ドイツ連立政権の崩壊で総選挙の早期実施を迫られるショルツ首相(8日、ブダペストでの記者会見)=ロイター

ドイツでショルツ政権の与党、ドイツ社会民主党(SPD)など3党による連立政権が崩壊し、連邦議会(下院)選挙が前倒しされる見通しとなった。ドイツは欧州の政治と経済を主導する大国だ。内政の混乱を避け、安定の維持に尽くしてほしい。

ショルツ政権は2021年、中道左派のSPDと市場経済を重視する自由民主党(FDP)、環境政党「緑の党」の連立で発足した。3党は政治理念が異なり、政権運営には当初から困難を伴った。

今回は財政問題で経済対策を急ぐSPDと財政規律を重視するFDPが対立を深めた。ショルツ氏がFDPを率いてきたリントナー財務相を解任し、FDPの政権離脱を招いたのは残念だ。

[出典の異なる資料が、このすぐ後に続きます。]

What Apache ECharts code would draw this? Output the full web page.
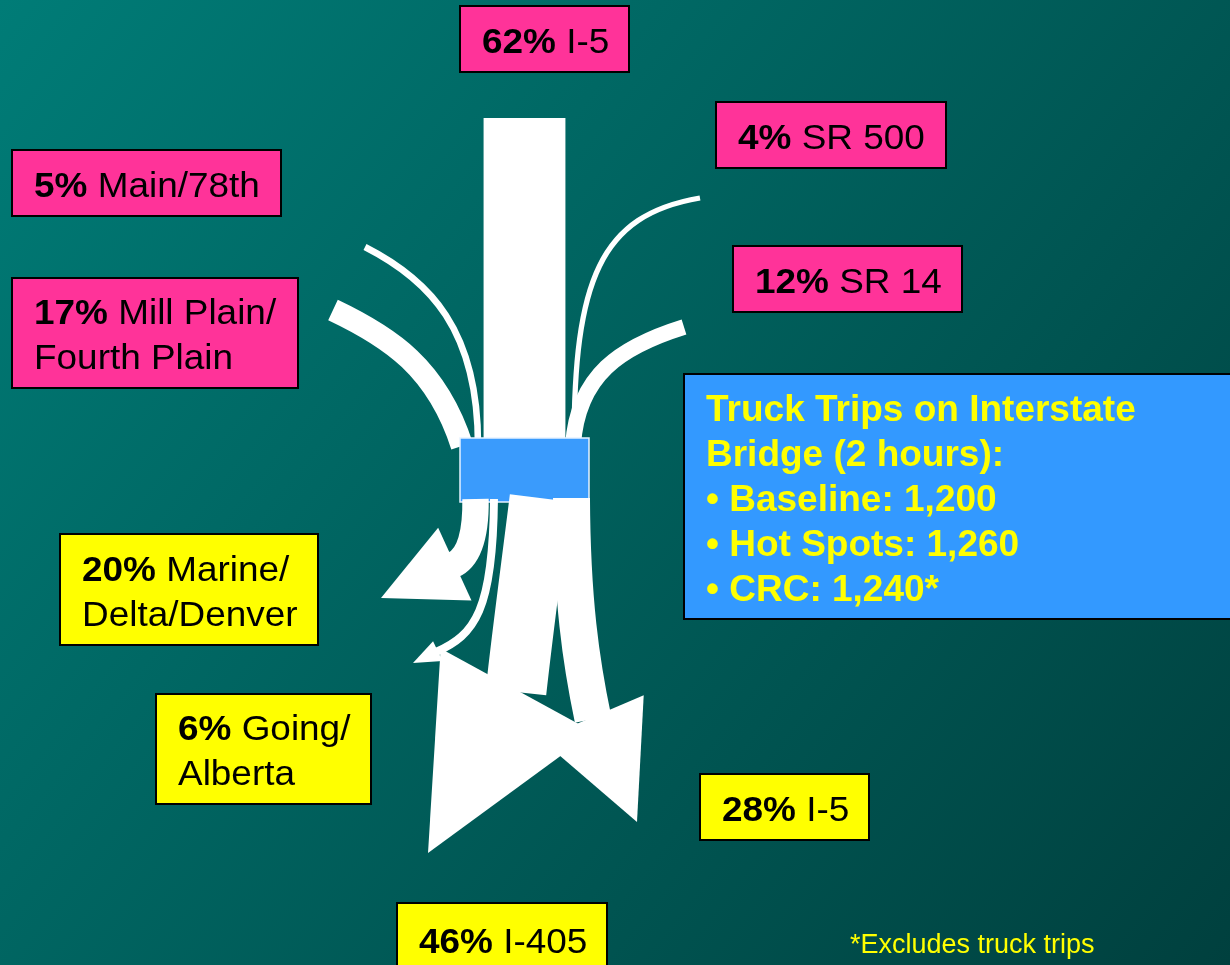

ショルツ氏は下院で25年1月に信任投票を実施する考えだ。不信任となれば、大統領による議会解散を経て9月に予定する総選挙を3月にも前倒しするとしている。

ショルツ氏は野党から退陣圧力を受け、クリスマスの前に信任投票に踏み切る可能性も示唆した。内政の停滞を打開し重要な政策を前進させるためには、早期選挙で民意を問うことも選択肢だ。

特に景気の浮揚は待ったなしの課題だ。ドイツの24年の経済成長率は2年連続でマイナスになる可能性がある。国民は有効な対策を打ち出せない3党連立に不満を募らせ、世論調査で与党のSPDの支持率は10%台半ばに沈む。

欧州で広がる政治の不安定化をドイツも避けられず、憂慮せざるを得ない。欧州各国では内向きの極右政党が台頭し、ドイツの総選挙でも極右「ドイツのための選択肢(AfD)」の躍進が予想される。米国では「米国第一」のトランプ政権が誕生する。

ウクライナ侵略や中東危機、移民など深刻な国際問題の解決に必要なのは、日米欧や新興国の幅広い協力だ。ドイツはできるだけ早く内政の安定を取り戻し、国際協調を重んじる欧州連合(EU)のかじ取り役として責任ある役割を果たすべきだ。